Don’t let lawmakers fool you. Their efforts are rarely altruistic.
Such is the case this week with Sens. Patty Murray and Maria Cantwell and their introduction of the Mountains to Sound Greenway National Heritage Area Act, purportedly to promote tourism and outdoor recreation and protect scenic landscapes.
The Democrat activists from west of the Cascades want the Congress and President Donald J. Trump to designate 1.5 million acres — more than 2,400 square miles — along Interstate 90 from Seattle to Ellensburg (dubbed the Mountains to Sound Greenway) as a National Heritage Act area.
A pretty greenway with a lot of trees, majestic peaks and pristine lakes sounds great.

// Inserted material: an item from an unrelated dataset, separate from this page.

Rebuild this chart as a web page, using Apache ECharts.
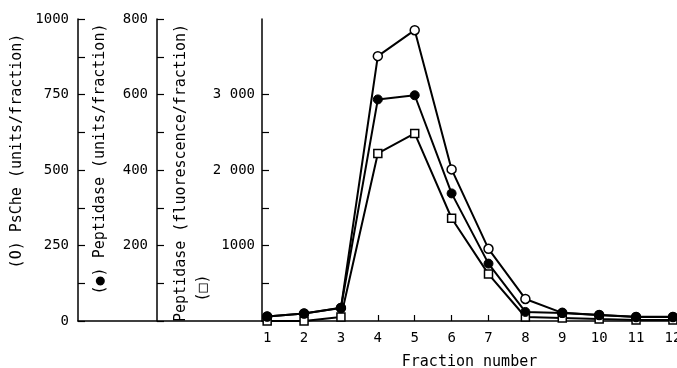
<!DOCTYPE html>
<html>
<head>
<meta charset="utf-8">
<script src="https://cdn.jsdelivr.net/npm/echarts@6/dist/echarts.min.js"></script>
<style>
  html, body { margin: 0; padding: 0; background: #fff; }
  #chart { width: 677px; height: 368px; }
</style>
</head>
<body>
<div id="chart"></div>
<script>
// fraction numbers on the x axis
const fractions = [1, 2, 3, 4, 5, 6, 7, 8, 9, 10, 11, 12]
// (O) PsChe, units/fraction
const psChe = [15, 25, 43, 877, 963, 502, 239, 73, 27, 20, 13, 13]
// (●) Peptidase, units/fraction
const peptidaseUnits = [12, 20, 35, 587, 598, 338, 152, 24, 21, 16, 11, 11]
// (□) Peptidase, fluorescence/fraction
const peptidaseFluor = [0, 0, 53, 2219, 2484, 1361, 621, 53, 40, 26, 13, 13]

const fluorTicks = [0, 500, 1000, 1500, 2000, 2500, 3000]
const fluorLabels = [1000, 2000, 3000]

const font = '"DejaVu Sans Mono", monospace'
const black = '#000'

const chart = echarts.init(document.getElementById('chart'))

const pairs = (ys) => fractions.map((f, i) => [f, ys[i]])

const yBase = {
  type: 'value',
  position: 'left',
  min: 0,
  splitLine: { show: false },
  axisLine: { show: true, onZero: false, lineStyle: { color: black, width: 1.5 } },
  axisTick: { show: true, inside: true, length: 7, lineStyle: { color: black, width: 1.2 } },
  axisLabel: { color: black, fontFamily: font, fontSize: 14, margin: 9 }
}

const option = {
  animation: false,
  backgroundColor: '#fff',
  grid: [
    { left: 262, right: 0, top: 19, bottom: 47, containLabel: false, outerBoundsMode: 'none' },
    { left: 78, width: 184, top: 19, bottom: 47, containLabel: false, outerBoundsMode: 'none' }
  ],
  xAxis: [
    {
      type: 'value',
      gridIndex: 0,
      min: 0.86,
      max: 12.11,
      splitLine: { show: false },
      axisLine: { show: true, onZero: false, lineStyle: { color: black, width: 1.5 } },
      axisTick: { show: true, inside: true, length: 6, customValues: fractions, lineStyle: { color: black, width: 1.2 } },
      axisLabel: { color: black, fontFamily: font, fontSize: 14, margin: 10, customValues: fractions },
      name: 'Fraction number',
      nameLocation: 'middle',
      nameGap: 34,
      nameTextStyle: { color: black, fontFamily: font, fontSize: 15 }
    },
    {
      type: 'value',
      gridIndex: 1,
      min: 0,
      max: 1,
      splitLine: { show: false },
      axisLine: { show: true, onZero: false, lineStyle: { color: black, width: 1.5 } },
      axisTick: { show: false },
      axisLabel: { show: false }
    }
  ],
  yAxis: [
    {
      ...yBase,
      max: 4000,
      offset: 0,
      axisTick: { ...yBase.axisTick, customValues: fluorTicks },
      axisLabel: {
        ...yBase.axisLabel,
        margin: 7,
        customValues: fluorLabels,
        formatter: (v) => (v >= 2000 ? String(v / 1000) + ' 000' : String(v))
      }
    },
    {
      ...yBase,
      max: 800,
      interval: 100,
      offset: 105,
      axisLabel: {
        ...yBase.axisLabel,
        formatter: (v) => (v > 0 && v % 200 === 0 ? String(v) : '')
      }
    },
    {
      ...yBase,
      max: 1000,
      interval: 125,
      offset: 184,
      axisLabel: {
        ...yBase.axisLabel,
        formatter: (v) => (v % 250 === 0 ? String(v) : '')
      }
    },
    { type: 'value', gridIndex: 1, show: false, min: 0, max: 1 }
  ],
  graphic: [
    {
      type: 'text', x: 17, y: 151, rotation: Math.PI / 2,
      style: { text: '(O) PsChe (units/fraction)', font: '15px ' + font, fill: black,
        textAlign: 'center', textVerticalAlign: 'middle', align: 'center', verticalAlign: 'middle' }
    },
    {
      type: 'text', x: 100, y: 159, rotation: Math.PI / 2,
      style: { text: '(●) Peptidase (units/fraction)', font: '15px ' + font, fill: black,
        textAlign: 'center', textVerticalAlign: 'middle', align: 'center', verticalAlign: 'middle' }
    },
    {
      type: 'text', x: 181, y: 173, rotation: Math.PI / 2,
      style: { text: 'Peptidase (fluorescence/fraction)', font: '15px ' + font, fill: black,
        textAlign: 'center', textVerticalAlign: 'middle', align: 'center', verticalAlign: 'middle' }
    },
    {
      type: 'text', x: 203, y: 288, rotation: Math.PI / 2,
      style: { text: '(□)', font: '15px ' + font, fill: black,
        textAlign: 'center', textVerticalAlign: 'middle', align: 'center', verticalAlign: 'middle' }
    }
  ],
  series: [
    {
      name: 'Peptidase (fluorescence)',
      type: 'line',
      xAxisIndex: 0,
      yAxisIndex: 0,
      data: pairs(peptidaseFluor),
      symbol: 'rect',
      symbolSize: 8,
      itemStyle: { color: '#fff', borderColor: black, borderWidth: 1.5 },
      lineStyle: { color: black, width: 2 }
    },
    {
      name: 'PsChe',
      type: 'line',
      xAxisIndex: 0,
      yAxisIndex: 2,
      data: pairs(psChe),
      symbol: 'circle',
      symbolSize: 9,
      itemStyle: { color: '#fff', borderColor: black, borderWidth: 1.5 },
      lineStyle: { color: black, width: 2 }
    },
    {
      name: 'Peptidase (units)',
      type: 'line',
      xAxisIndex: 0,
      yAxisIndex: 1,
      data: pairs(peptidaseUnits),
      symbol: 'circle',
      symbolSize: 9,
      itemStyle: { color: black, borderColor: black, borderWidth: 1 },
      lineStyle: { color: black, width: 2 }
    }
  ]
}

chart.setOption(option)
</script>
</body>
</html>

Sounds like a place I’d spend my weekends camping, hunting, fishing and hiking.
But for rural residents in the area, the designation could be economically devastating.
What Murray and Cantwell don’t tell you is that this ruse is an end-run around state law relating to the introduction of grizzly bears in the North Cascades. (For the record, state law makes it illegal for everyone — including all federal agencies — to bring in grizzlies and drop them off anywhere in the state.) And they don’t tell you that many recreational and commercial uses of land in a heritage area may be restricted or outright prohibited.
They also purposefully omit the economic fact that resource-based businesses and jobs provide a more financially solvent base for rural communities than do tourism-based service businesses and jobs.
National heritage areas are partnerships between the National Park Service and municipalities, purportedly designed to preserve natural resources and promote tourism. The designation is supposed to help communities advertise events, festivals and parks. It’s also supposed to be a potential source of funding for museums and visitor centers.
I say supposed to...
Ironically, this year’s move for designation comes as the National Park Service pushes to introduce grizzly bears in the North Cascades against the will of residents in Kittitas, Chelan and Okanogan counties, which will have the most impact from grizzly introduction and related regulations. It also comes as the U.S. Forest Service works on its so-called “travel plans.” Those new travel plans generally restrict and regulate the use of snowmobiles, ATVs and other motorized vehicles on forest routes used by the public for generations.
Both of those federal agencies stand to get a shot in the arm paid for by rural residents if the heritage designation is approved.
In short, asking for a National Heritage Act designation is a smokescreen for other activist agendas bringing new regulations on recreation and commercial use of public lands. It may also lead to infringement or the taking of private property rights in the designated area.
I know, I know. Supposedly, National Heritage Act areas do not come with new federal regulations. And while that may be technically true, restrictions will come with the activist agendas the designation is hiding. And those efforts are easier to sell to Congress and the general public if they are masked by pretty greenway and heritage marketing.
If something is too good to be true, it usually is. Behind all the smoke and mirrors of a heritage designation are also added expenses. Grants for festivals, projects or museums will still come from taxpayer money. And while we pay more in taxes to fund such programs, those activist groups pushing the greenway effort will continue to acquire valuable land and remove it from tax rolls, making it even more expensive to live in rural Washington.
I find it interesting that the effort so far has only been supported by a few lawmakers from the Seattle area — Cantwell, Murray, Republican Rep. Dave Reichert of Auburn and Democratic Rep. Adam Smith of Bellevue.
The proposal is not the panacea Murray and Cantwell would have you think it is. Rather, it’s a means to an activist agenda not in the best interest of rural communities and their residents.